West Side Story returns after 60 years


20th Century Studios and Leonard Bernstein Office/Arianna Morales/Canva

The remake of “West Side Story” is the classic story, but retold sixty later on the big screen with a brand new cast.

A classic story retold. Romeo and Juliet in the streets of New York, reimagined again. 

  Six decades earlier, Natalie Wood’s “Maria” and Richard Beymer’s “Tony” fateful love first graced the screen. The audience fell in love with the story as fast as the renditions of Romeo and Juliet fell in love with each other. 

   Now Spielberg aims to retell West Side Story on the big screen with a new cast but the same story, along with some other changes. 

  How do the two films differ? Or Are their respective eras the only thing that sets them apart?  This review aims to answer this question spoiler free. 

   The original musical movie adaption of the musical West Side Story was an instant hit. It was deemed revolutionary for its time because of its stunning realism: the very streets of New York featured in the first few minutes of the film as a long panoramic shot of various iconic locations. 

   “‘The realness of a travel log,’[and] ‘a starkly realistic crime film’ [aren‘t] phrases a critic would have associated with movie musicals at that point in American cinema,” according to Be Kind Rewind.

   This was a stark contrast to the fantastical sets typical of movie musicals during the time. “These films were meant to enchant and to glamorize.” West Side Story captured raw emotions while seamlessly portraying the essence of New York throughout the film. 

Comparing the two films one thing is clear: both films have been widely praised for portraying the challenges of love in the streets of New York. (Arianna Morales/Canva/IMDb/Spotify)

   Most (if not all) songs felt captivating and sent chills to the audience as the emotions of every character radiated: love and hate and everything in between; if it wasn’t the singing, it was the skillful dancing that painted the tense racial divide against the budding romance of Maria and Tony. 

  However, it did have its own flaws, one of them being,  ironically, the lack of authenticity when it came to framing the immigrant experience. More specifically, the Puerto Rican immigrant experience in New York in the late 50s. Natalie Wood was Russian American and George Charikis (Bernardo) was Greek American.

   Furthermore, much of the singing was dubbed and the “Hispanics” were told to wear dark makeup despite the fact that Puetro Ricans can be any color, as argued by the iconic “Anita,” actress Rita Moreno, one of the few actual Puerto Rican actors cast in the original film.

   Ghost singing and casting regardless of ethnic relation to the role were common practices in the film industry at the time.
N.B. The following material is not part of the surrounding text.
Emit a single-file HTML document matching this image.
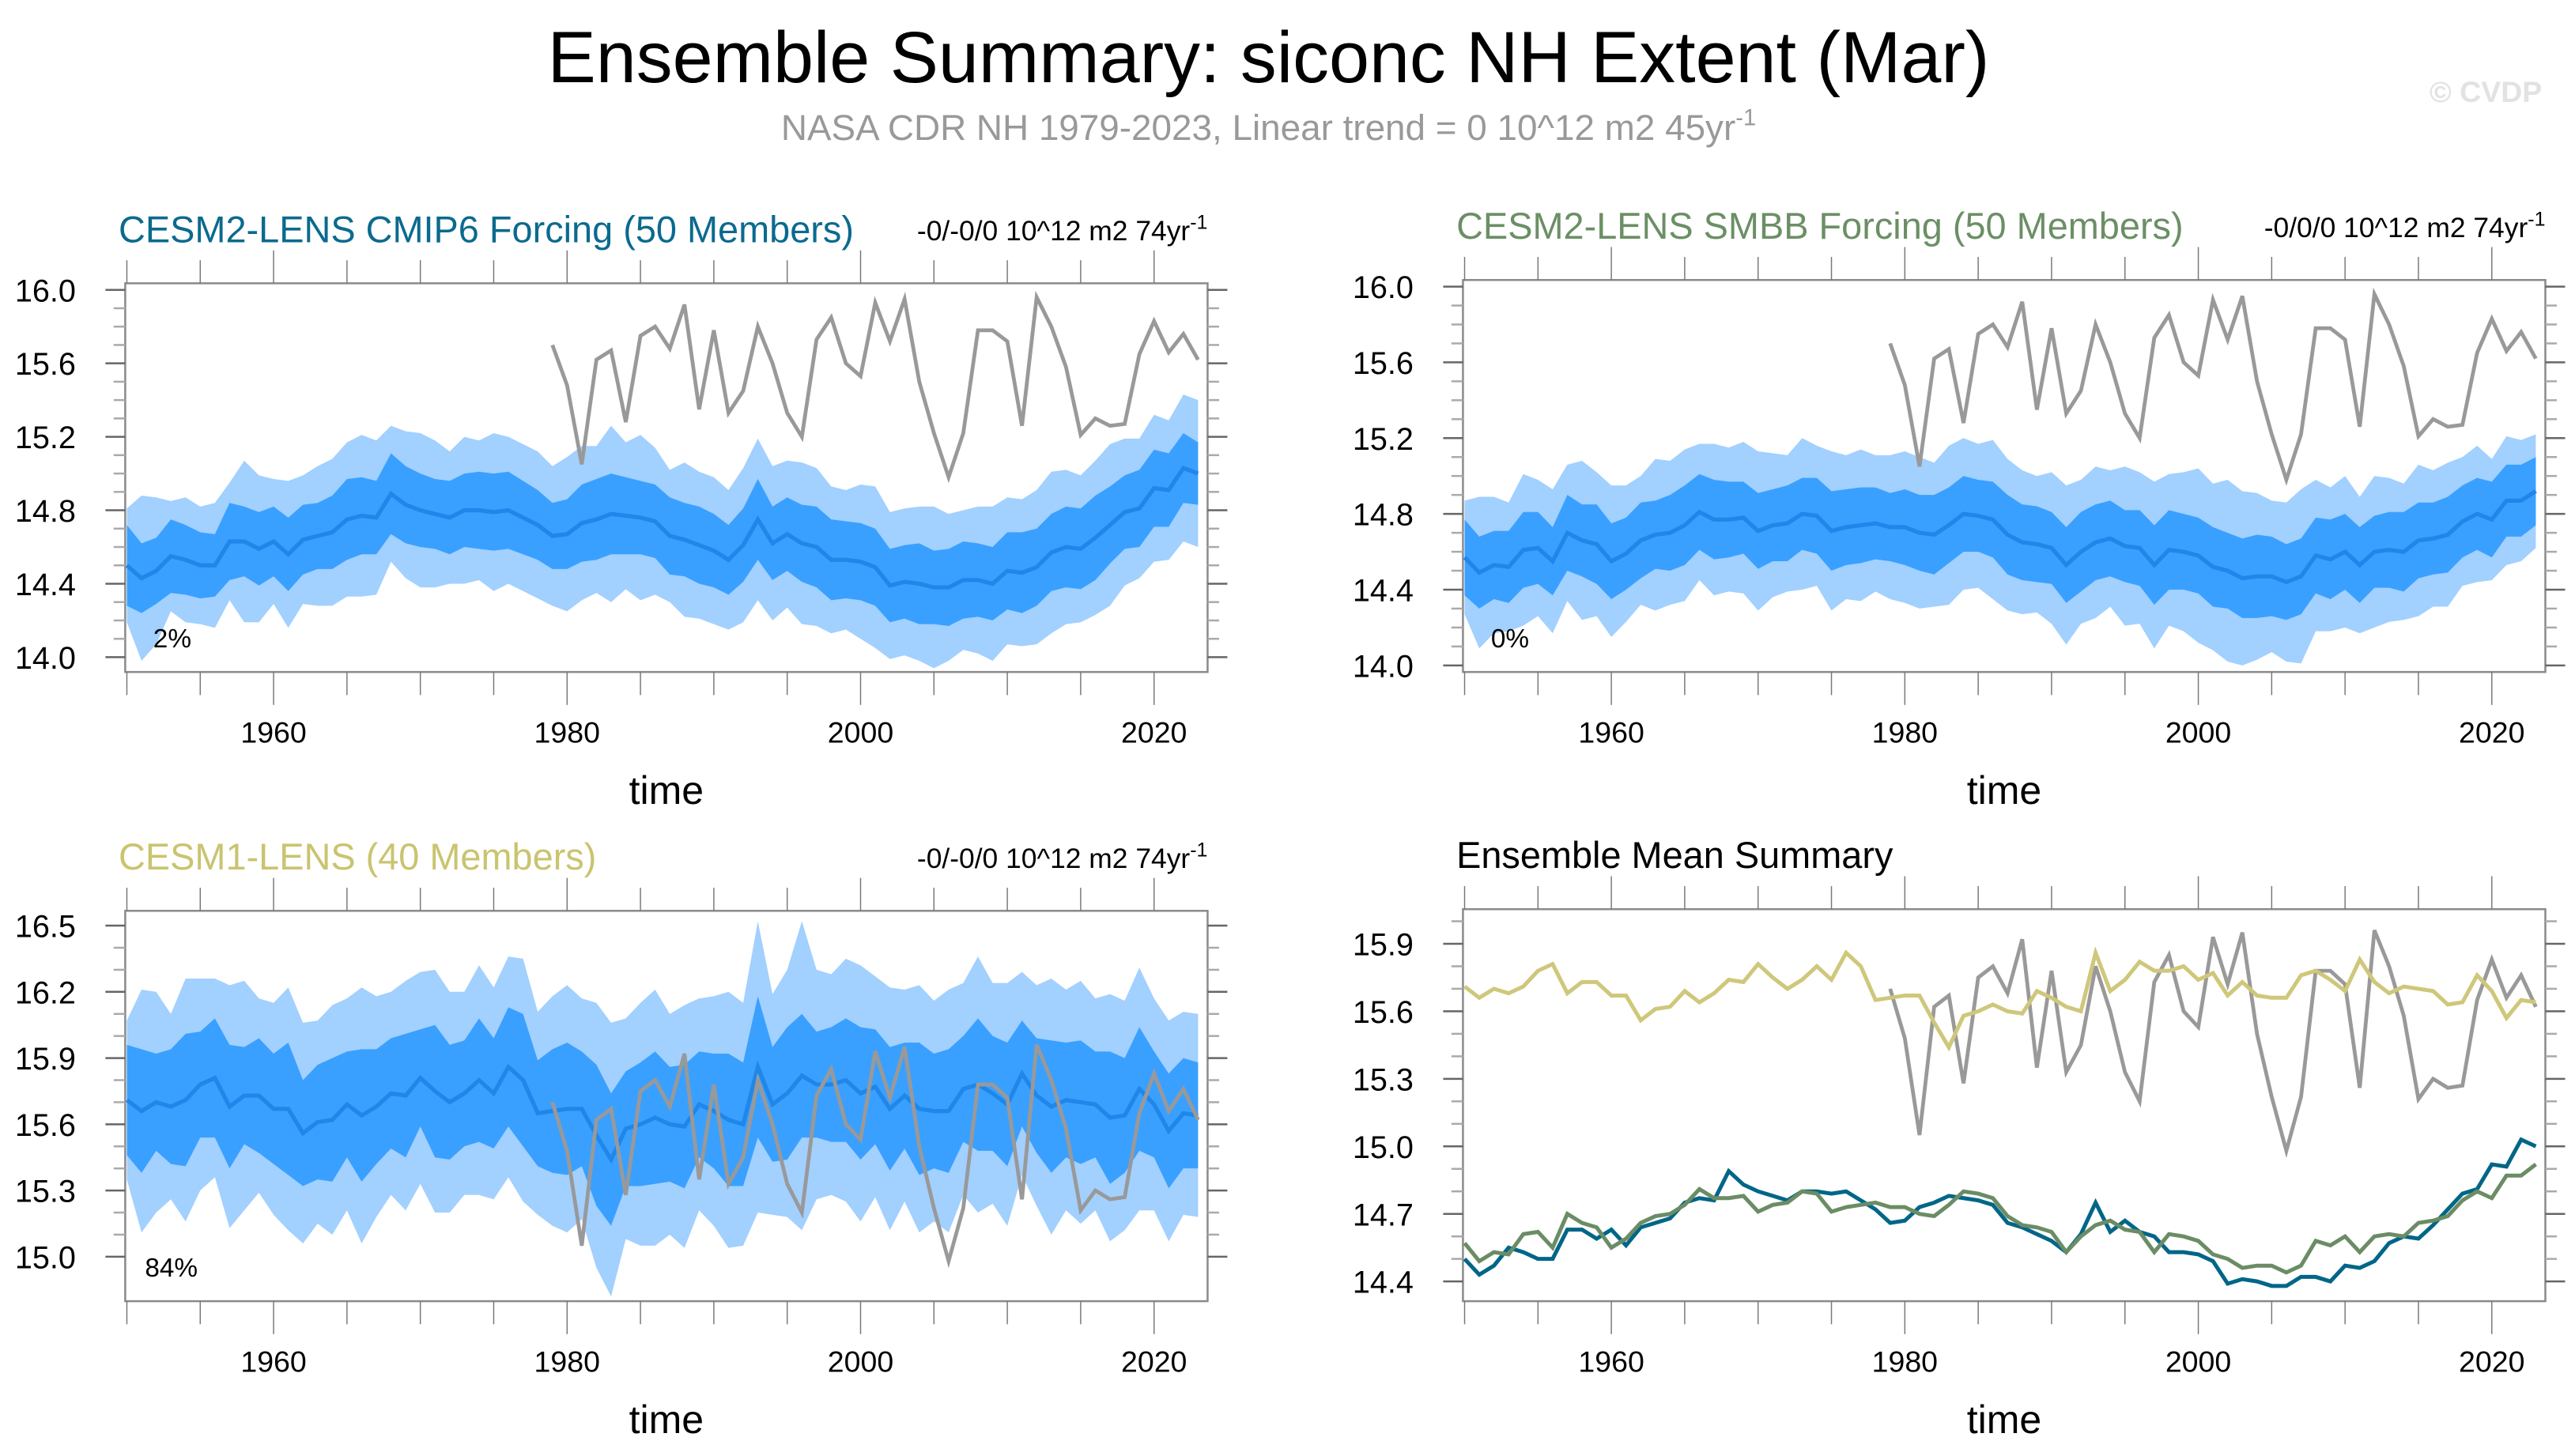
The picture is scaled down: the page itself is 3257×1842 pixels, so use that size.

   That’s where Spielberg comes in. The new version of West Side Story emphasizes the Latino immigrant experience through smooth integration of Spanish dialect woven regularly into dialogue and the Hispanics casted both in prominent and minor roles.

   In addition, multiple characters, especially Tony and Riff contain more dimension compared to their counterparts.

  The placement and lyrics of some songs have also changed. Particularly, “Cool” has a refreshed meaning as it foreshadows conflict and similarly showcases the temptation for violence while “I Feel Pretty” has new bittersweet undertones. 

   Although 2021’s version was officially a box office bomb, most likely due to the number of anticpated films like SpiderMan: No Way Home and others taking precedence, it nonetheless enhanced 1961’s authenticity to the lives of rival gangs in the streets of New York.

   Both films tell the tale of the persistence of passion: vengeful hate and the sweetest love constantly at ends with each other. It describes humanity’s selfish insistence to tradition and reluctance to change.

   As the credits scroll and the music flows through reprisals of chilling songs like “Maria” and “Tonight,” it makes one wonder: can love break through a whirlwind of hate if it were strong enough? 

   Both movies give ambiguous messages that ultimately leave the viewer with the final decision. A choice to love or hate others and be willing to accept its consequences.